_Records with drawing code_
· · · · ·

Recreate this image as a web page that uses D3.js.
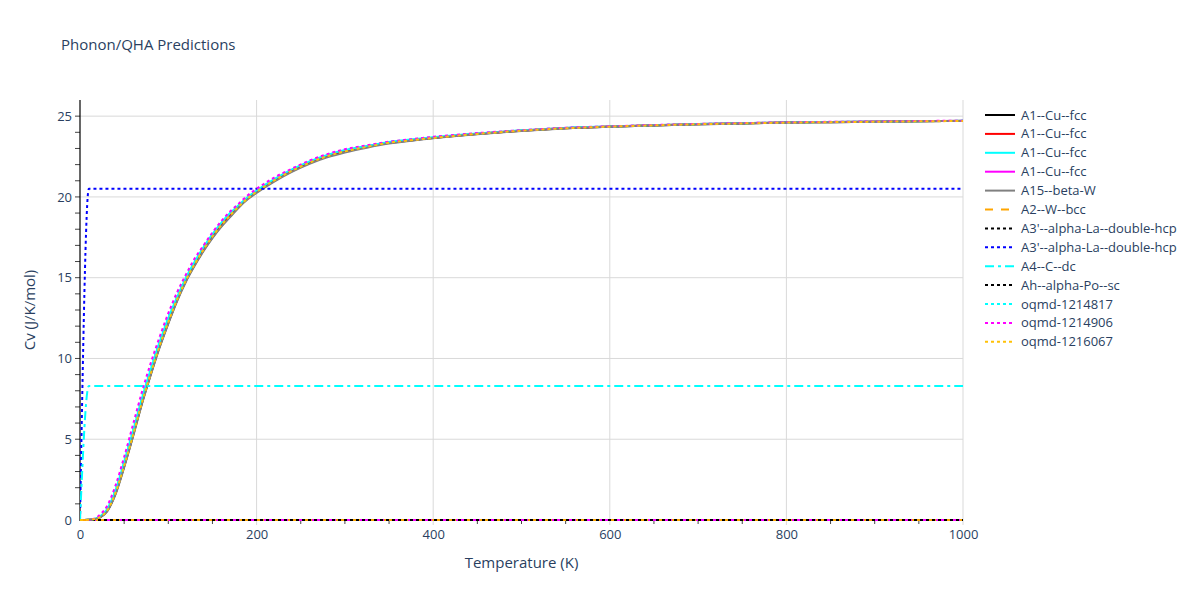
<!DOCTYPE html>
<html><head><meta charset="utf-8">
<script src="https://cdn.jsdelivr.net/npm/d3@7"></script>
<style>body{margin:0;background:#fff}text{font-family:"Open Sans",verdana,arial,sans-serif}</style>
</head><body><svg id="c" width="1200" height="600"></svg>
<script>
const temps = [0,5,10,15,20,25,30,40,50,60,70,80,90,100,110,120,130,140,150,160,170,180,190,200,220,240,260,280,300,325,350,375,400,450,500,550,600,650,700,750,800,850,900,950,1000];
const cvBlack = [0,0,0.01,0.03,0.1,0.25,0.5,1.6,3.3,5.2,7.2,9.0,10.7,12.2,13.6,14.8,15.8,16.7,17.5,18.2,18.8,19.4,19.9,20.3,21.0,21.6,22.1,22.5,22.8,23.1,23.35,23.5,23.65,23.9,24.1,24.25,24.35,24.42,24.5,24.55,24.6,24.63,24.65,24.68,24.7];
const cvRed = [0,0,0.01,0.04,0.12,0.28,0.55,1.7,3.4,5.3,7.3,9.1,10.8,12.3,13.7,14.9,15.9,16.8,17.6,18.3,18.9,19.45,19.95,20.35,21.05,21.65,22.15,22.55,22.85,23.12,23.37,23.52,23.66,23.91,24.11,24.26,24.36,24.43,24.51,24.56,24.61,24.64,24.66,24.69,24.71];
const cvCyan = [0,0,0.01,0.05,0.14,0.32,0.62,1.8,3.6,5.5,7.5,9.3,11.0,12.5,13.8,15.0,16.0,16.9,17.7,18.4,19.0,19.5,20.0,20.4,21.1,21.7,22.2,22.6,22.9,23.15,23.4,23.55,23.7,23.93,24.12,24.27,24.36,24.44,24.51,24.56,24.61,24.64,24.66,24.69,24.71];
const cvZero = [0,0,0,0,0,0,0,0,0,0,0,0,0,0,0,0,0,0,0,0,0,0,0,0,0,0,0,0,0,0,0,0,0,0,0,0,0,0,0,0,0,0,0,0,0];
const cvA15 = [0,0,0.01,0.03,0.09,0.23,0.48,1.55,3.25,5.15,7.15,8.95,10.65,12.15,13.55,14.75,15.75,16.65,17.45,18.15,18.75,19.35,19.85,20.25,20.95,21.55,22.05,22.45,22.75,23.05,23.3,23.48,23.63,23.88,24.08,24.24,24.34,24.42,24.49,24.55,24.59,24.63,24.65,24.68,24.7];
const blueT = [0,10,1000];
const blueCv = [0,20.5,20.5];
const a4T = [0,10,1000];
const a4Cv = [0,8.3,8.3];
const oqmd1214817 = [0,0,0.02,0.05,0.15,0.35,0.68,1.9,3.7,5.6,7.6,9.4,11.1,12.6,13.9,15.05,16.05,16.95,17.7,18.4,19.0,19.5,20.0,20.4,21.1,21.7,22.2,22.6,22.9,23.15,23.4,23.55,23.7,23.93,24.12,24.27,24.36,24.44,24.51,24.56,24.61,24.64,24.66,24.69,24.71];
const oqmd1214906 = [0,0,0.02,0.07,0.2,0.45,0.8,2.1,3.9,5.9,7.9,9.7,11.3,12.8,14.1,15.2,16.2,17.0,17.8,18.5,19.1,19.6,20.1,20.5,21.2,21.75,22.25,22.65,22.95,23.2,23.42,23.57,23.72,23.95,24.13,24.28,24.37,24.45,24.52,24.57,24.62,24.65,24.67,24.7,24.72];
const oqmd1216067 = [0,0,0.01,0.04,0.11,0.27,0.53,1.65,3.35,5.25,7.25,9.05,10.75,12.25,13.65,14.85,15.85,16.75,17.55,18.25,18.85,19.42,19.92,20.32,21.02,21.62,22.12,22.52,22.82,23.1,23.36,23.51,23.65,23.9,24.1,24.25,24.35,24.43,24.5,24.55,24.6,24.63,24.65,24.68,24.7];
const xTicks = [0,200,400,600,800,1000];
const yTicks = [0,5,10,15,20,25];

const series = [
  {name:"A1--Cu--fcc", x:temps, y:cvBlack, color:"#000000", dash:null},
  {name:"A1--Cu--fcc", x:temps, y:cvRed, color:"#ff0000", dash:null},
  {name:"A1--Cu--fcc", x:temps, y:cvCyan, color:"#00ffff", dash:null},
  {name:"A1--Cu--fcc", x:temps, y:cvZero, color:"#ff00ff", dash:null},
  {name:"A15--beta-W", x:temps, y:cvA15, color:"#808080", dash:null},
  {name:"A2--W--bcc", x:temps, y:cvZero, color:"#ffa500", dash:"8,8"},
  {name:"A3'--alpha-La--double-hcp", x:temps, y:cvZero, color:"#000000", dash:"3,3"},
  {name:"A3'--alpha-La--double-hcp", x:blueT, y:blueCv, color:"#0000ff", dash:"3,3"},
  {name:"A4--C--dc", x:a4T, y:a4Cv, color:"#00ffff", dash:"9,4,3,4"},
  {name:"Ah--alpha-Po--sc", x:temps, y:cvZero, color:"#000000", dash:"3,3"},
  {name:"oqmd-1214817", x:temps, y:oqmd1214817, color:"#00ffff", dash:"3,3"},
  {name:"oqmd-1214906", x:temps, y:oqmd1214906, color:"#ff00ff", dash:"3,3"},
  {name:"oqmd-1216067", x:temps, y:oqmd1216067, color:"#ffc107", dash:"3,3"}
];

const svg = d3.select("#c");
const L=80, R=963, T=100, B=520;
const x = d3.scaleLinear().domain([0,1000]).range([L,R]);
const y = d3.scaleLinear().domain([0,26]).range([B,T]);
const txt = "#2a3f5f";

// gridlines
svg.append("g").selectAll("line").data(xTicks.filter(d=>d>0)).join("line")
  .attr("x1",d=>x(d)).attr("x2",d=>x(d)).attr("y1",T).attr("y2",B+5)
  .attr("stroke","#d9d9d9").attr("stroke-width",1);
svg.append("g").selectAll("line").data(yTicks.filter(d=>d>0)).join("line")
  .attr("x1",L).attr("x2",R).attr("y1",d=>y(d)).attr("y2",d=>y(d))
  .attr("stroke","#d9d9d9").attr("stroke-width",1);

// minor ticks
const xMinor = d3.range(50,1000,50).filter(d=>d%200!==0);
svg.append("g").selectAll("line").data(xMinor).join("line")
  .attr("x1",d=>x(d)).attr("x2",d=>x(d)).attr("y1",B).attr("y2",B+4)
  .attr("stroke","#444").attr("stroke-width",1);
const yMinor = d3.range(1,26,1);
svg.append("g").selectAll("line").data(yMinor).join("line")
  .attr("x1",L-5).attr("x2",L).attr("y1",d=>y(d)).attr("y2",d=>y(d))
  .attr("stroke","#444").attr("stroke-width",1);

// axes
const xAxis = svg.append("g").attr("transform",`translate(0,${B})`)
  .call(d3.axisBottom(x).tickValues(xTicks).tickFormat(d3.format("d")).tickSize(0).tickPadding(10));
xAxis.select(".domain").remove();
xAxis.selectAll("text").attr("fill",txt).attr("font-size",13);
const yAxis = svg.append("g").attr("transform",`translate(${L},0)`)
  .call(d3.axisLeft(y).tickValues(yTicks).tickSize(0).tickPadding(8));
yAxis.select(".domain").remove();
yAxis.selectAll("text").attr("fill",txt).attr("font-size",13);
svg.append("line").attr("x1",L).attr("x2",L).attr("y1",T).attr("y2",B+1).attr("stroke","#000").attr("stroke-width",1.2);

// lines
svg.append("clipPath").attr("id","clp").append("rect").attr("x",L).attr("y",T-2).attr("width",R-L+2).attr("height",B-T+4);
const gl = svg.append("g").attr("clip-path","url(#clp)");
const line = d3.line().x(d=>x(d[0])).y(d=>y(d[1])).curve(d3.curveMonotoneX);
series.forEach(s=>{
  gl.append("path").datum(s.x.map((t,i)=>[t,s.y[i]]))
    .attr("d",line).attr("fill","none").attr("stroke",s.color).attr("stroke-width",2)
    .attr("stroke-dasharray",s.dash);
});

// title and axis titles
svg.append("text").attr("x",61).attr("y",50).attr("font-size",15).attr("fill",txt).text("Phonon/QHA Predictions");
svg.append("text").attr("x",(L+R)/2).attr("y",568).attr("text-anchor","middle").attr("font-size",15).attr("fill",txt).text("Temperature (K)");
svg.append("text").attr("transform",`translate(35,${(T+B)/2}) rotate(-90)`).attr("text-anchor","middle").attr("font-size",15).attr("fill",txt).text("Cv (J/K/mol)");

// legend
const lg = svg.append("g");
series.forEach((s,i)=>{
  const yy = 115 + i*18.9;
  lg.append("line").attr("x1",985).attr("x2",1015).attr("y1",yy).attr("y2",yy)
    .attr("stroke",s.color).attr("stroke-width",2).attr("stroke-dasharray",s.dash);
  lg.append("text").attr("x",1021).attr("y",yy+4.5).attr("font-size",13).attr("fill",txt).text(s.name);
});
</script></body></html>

· · · · ·

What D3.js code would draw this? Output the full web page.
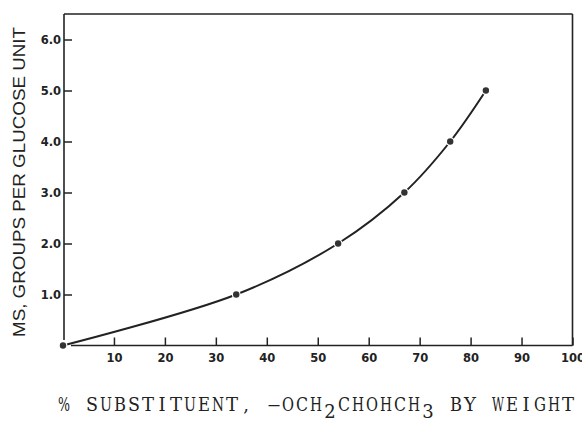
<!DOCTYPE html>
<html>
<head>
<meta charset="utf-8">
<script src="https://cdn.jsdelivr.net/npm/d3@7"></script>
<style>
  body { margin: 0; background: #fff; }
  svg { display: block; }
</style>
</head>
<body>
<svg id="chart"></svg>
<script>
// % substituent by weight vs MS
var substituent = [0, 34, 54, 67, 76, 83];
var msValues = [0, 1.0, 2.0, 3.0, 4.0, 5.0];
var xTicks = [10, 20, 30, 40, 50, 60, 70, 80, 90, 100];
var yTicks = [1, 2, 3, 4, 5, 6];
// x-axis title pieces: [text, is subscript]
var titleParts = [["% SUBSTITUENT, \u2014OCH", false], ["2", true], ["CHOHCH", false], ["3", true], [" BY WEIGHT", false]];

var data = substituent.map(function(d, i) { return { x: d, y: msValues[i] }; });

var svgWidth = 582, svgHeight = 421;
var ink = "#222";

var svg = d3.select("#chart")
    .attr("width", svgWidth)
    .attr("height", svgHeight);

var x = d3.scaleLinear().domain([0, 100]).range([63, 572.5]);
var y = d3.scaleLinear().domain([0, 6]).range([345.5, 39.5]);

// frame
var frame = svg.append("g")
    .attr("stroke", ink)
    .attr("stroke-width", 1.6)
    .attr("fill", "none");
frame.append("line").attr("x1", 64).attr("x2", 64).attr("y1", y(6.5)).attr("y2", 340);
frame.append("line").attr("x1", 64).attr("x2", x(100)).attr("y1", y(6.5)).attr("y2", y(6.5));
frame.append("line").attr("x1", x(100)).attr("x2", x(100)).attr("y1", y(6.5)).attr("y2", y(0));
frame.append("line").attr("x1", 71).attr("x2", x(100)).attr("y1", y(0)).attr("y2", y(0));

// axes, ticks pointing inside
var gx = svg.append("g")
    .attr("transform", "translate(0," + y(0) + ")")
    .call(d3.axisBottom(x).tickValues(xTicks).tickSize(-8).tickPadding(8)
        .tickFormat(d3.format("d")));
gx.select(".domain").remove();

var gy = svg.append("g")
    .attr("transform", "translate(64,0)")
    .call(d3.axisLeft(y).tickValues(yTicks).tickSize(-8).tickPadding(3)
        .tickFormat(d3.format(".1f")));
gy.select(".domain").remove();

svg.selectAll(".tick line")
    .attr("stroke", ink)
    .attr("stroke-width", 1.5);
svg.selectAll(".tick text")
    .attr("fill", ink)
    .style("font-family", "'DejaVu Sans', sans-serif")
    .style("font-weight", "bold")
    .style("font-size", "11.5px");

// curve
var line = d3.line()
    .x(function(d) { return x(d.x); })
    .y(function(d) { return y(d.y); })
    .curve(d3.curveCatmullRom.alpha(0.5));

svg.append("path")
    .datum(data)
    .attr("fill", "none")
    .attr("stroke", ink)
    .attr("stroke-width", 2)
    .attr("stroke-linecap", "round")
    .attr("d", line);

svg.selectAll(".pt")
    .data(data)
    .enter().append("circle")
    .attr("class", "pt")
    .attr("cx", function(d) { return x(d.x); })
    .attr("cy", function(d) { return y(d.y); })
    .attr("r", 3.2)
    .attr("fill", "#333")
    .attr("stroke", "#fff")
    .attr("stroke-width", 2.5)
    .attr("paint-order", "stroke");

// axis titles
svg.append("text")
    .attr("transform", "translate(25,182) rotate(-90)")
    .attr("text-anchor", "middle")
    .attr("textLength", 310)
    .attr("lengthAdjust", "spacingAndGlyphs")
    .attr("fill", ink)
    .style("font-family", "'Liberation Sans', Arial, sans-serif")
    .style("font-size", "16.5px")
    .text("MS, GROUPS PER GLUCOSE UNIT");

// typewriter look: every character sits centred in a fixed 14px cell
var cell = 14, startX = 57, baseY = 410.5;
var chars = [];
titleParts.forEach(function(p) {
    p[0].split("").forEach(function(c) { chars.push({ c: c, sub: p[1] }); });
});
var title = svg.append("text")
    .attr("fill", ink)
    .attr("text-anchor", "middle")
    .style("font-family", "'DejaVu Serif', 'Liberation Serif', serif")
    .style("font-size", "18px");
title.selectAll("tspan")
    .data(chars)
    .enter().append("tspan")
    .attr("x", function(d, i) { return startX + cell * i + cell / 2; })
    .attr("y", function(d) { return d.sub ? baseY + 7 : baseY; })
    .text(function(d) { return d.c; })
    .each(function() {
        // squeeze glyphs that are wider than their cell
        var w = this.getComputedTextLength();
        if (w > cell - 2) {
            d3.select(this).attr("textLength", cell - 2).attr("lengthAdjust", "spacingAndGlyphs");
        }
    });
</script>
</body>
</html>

· · · · ·

_DESCRIPTION OF THE TASK_
Scan the records above for the string "page", then select every line that holds it.

_SOLUTION FOR THIS TASK_
Recreate this image as a web page that uses D3.js.
What D3.js code would draw this? Output the full web page.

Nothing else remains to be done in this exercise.